China imports an estimated 85 percent of the soybeans it consumes, according to the "striking back" authors."The Intellectual" explains that the extreme reliance on imports came about due to a strategic choice to focus limited land resources on producing high-yielding cereal grains. Wheat, corn and rice yield 3 times as much grain per acre as soybeans, "so soybeans had to be the victim" as China sought to meet food security targets, "The Intellectual" explained. 

With China's current soybean yield of 1.8 metric tons per hectare, it would need 53 million hectares of farmland to grow the 97 mmt of soybeans the country imported during 2017. China currently plants about 7 million hectares of soybeans and 35 million hectares of corn. China says it has 135 million hectares of cultivated land in total.  

China imports such a large share of the world's soybeans that there would be nowhere else for China to fill its soybean deficit if it stopped buying U.S. soybeans. Last year China's imports equaled 64 percent of the 151 mmt of soybeans traded in world markets. While China is the world's biggest buyer, it has little bargaining power because there are only two major supplying countries. The "striking back" authors reported that Brazil supplied 53 percent of China's soybean imports and the United States supplied 35 percent last year. Argentina is the third supplier with a 7 percent share. "Our country basically has to choose between importing from Brazil and the United States," the "striking back" authors commented. 

There is no other supplier that could fill China's deficit if U.S. soybeans were limited. China's growing demand has already prompted a huge increase in Brazilian production that has reduced reliance on the United States. Blogger Shi Hanbing argues that Brazil already supplies half of China's soybean imports and has reached its limit as a supplier. Moreover, he points to USDA reports that say both Brazil and Argentina are expected to have diminished soybean harvests this year, shrinking potential soybean supplies. 

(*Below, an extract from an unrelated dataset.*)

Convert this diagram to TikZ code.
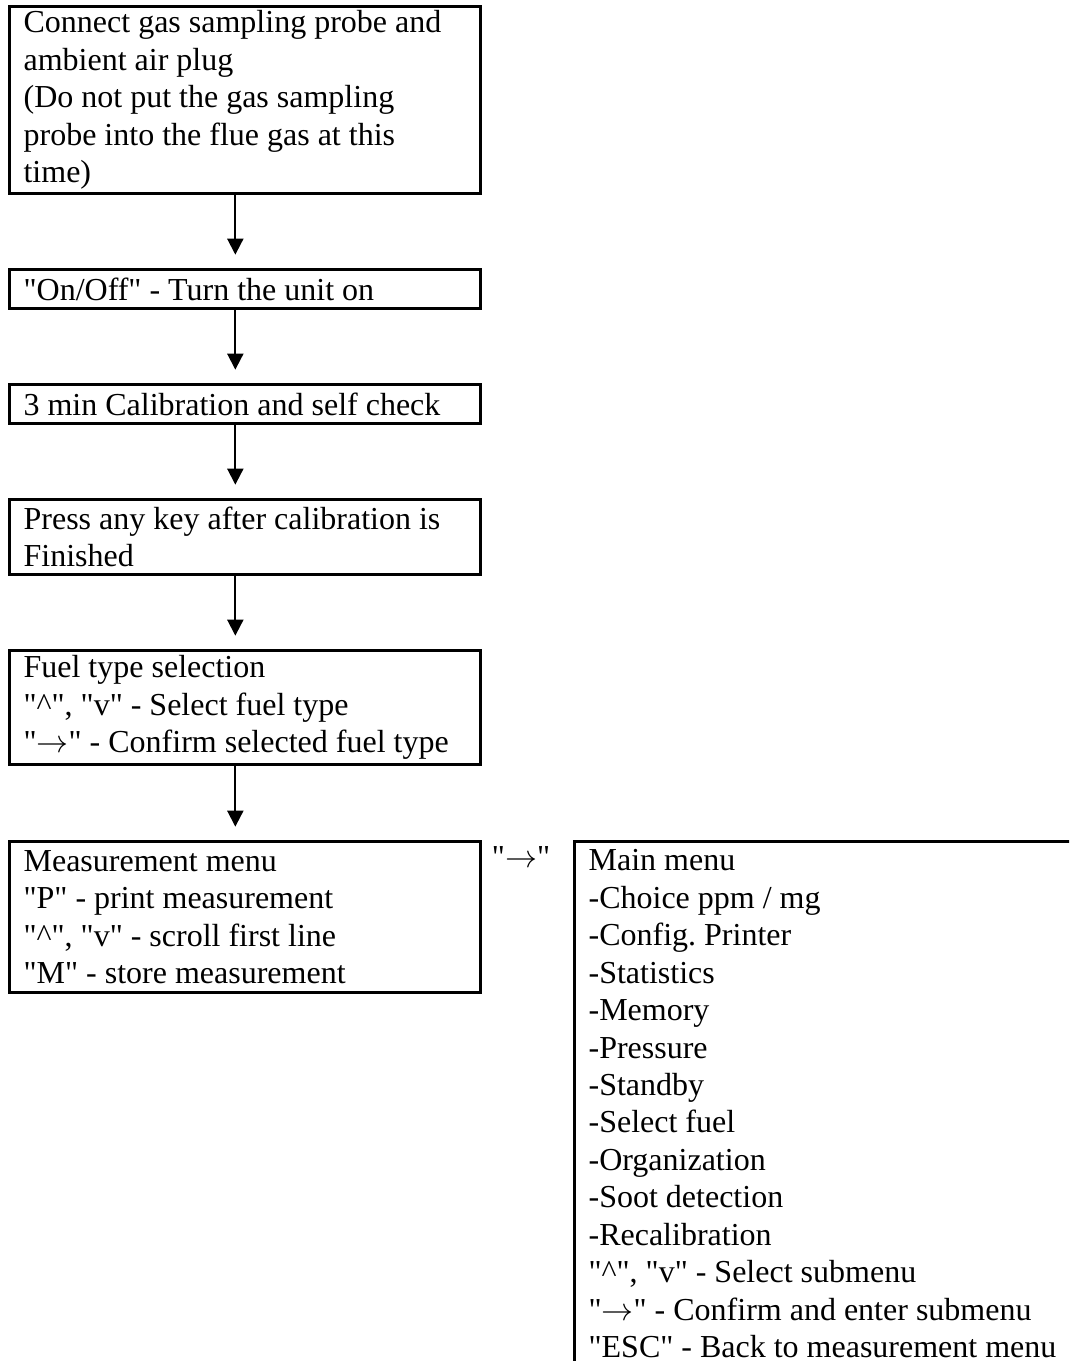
\documentclass[tikz,border=0pt]{standalone}
\usepackage{fontspec}
\setmainfont{Liberation Serif}[Ligatures=TeXOff]
\usetikzlibrary{arrows.meta}
\frenchspacing
\begin{document}
\begin{tikzpicture}[x=0.375pt,y=-0.375pt]
				\tikzstyle{Step} = [draw, line width=1.1pt, anchor=north west, align=flush left, text width=166pt, inner xsep=5.3pt, inner ysep=0pt, font=\fontsize{12}{14.05}\selectfont]
				\tikzstyle{Flow} = [-{Triangle[length=6pt,width=6pt]}, line width=0.75pt, shorten >=5pt]
				\useasboundingbox (0,0) rectangle (1069,1361);
				\clip (0,0) rectangle (1069,1361);
				\node (Connect) at (8,5) [Step, minimum height=70.1pt] {Connect gas sampling probe and\\ambient air plug\\(Do not put the gas sampling\\probe into the flue gas at this\\time)};
				\node (OnOff) at (8,268) [Step, minimum height=14.6pt] {"On/Off" - Turn the unit on};
				\node (Calib) at (8,383) [Step, minimum height=14.6pt] {3 min Calibration and self check};
				\node (Press) at (8,498) [Step, minimum height=28.1pt] {Press any key after calibration is\\Finished};
				\node (Fuel) at (8,649) [Step, minimum height=42.8pt] {Fuel type selection\\"\textasciicircum", "v" - Select fuel type\\"$\rightarrow$" - Confirm selected fuel type};
				\node (Meas) at (8,840) [Step, minimum height=56.6pt] {Measurement menu\\"P" - print measurement\\"\textasciicircum", "v" - scroll first line\\"M" - store measurement};
				\node (Key) at (521,857) [font=\fontsize{12}{14.05}\selectfont] {"$\rightarrow$"};
				\node (Main) at (573,840) [Step, text width=250pt, inner ysep=3pt] {Main menu\\-Choice ppm / mg\\-Config. Printer\\-Statistics\\-Memory\\-Pressure\\-Standby\\-Select fuel\\-Organization\\-Soot detection\\-Recalibration\\"\textasciicircum", "v" - Select submenu\\"$\rightarrow$" - Confirm and enter submenu\\"ESC" - Back to measurement menu};
				\draw [Flow] ([xshift=-3.6pt]Connect.south) to ([xshift=-3.6pt]OnOff.north);
				\draw [Flow] ([xshift=-3.6pt]OnOff.south) to ([xshift=-3.6pt]Calib.north);
				\draw [Flow] ([xshift=-3.6pt]Calib.south) to ([xshift=-3.6pt]Press.north);
				\draw [Flow] ([xshift=-3.6pt]Press.south) to ([xshift=-3.6pt]Fuel.north);
				\draw [Flow] ([xshift=-3.6pt]Fuel.south) to ([xshift=-3.6pt]Meas.north);
			\end{tikzpicture}
\end{document}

In view of these facts, all three commentators conclude that the main impact of imposing a steep tariff on U.S. soybeans will be to increase the cost of soybeans to Chinese buyers. The commentators anticipate that the higher cost of soybeans will have a "chain reaction" passing on price increases to meat and vegetable oil in China, causing an increase in the CPI. 

The "striking back" authors recommend that China save retaliation against soybeans as its "ace card." Blogger Shi suggests that the Chinese population eat less meat and switch to eating salads. 

For now, China seems to have little recourse to retaliate against U.S. soybeans without hurting itself, perhaps as much as it hurts U.S. soybean growers. In the long run, this will surely prompt Chinese leaders to double down on their efforts to nurture new soybean suppliers in order to reduce China's reliance on two soybean suppliers. 

Ironically, a similar effort by Japan many years ago helped catalyze the emergence of China's top supplier. After a U.S. export embargo during the 1970s raised questions about its reliability as a supplier, soybean importer Japan looked to diversify its soybean supply by investing in Brazil--a minor soybean producer at the time. A lot of other events, R&D, and policies had to line up to make it happen, and it took decades, but Brazil has now emerged as the top soybean exporter in the 21st century. Brazil's massive supplies also are the chief reason for low soybean prices--the "unfair" phenomenon Chinese soybean commentators normally chatter about and blame on the United States.

Now Chinese government and agribusiness leaders will surely get busy trying to create the next Brazil somewhere in the world.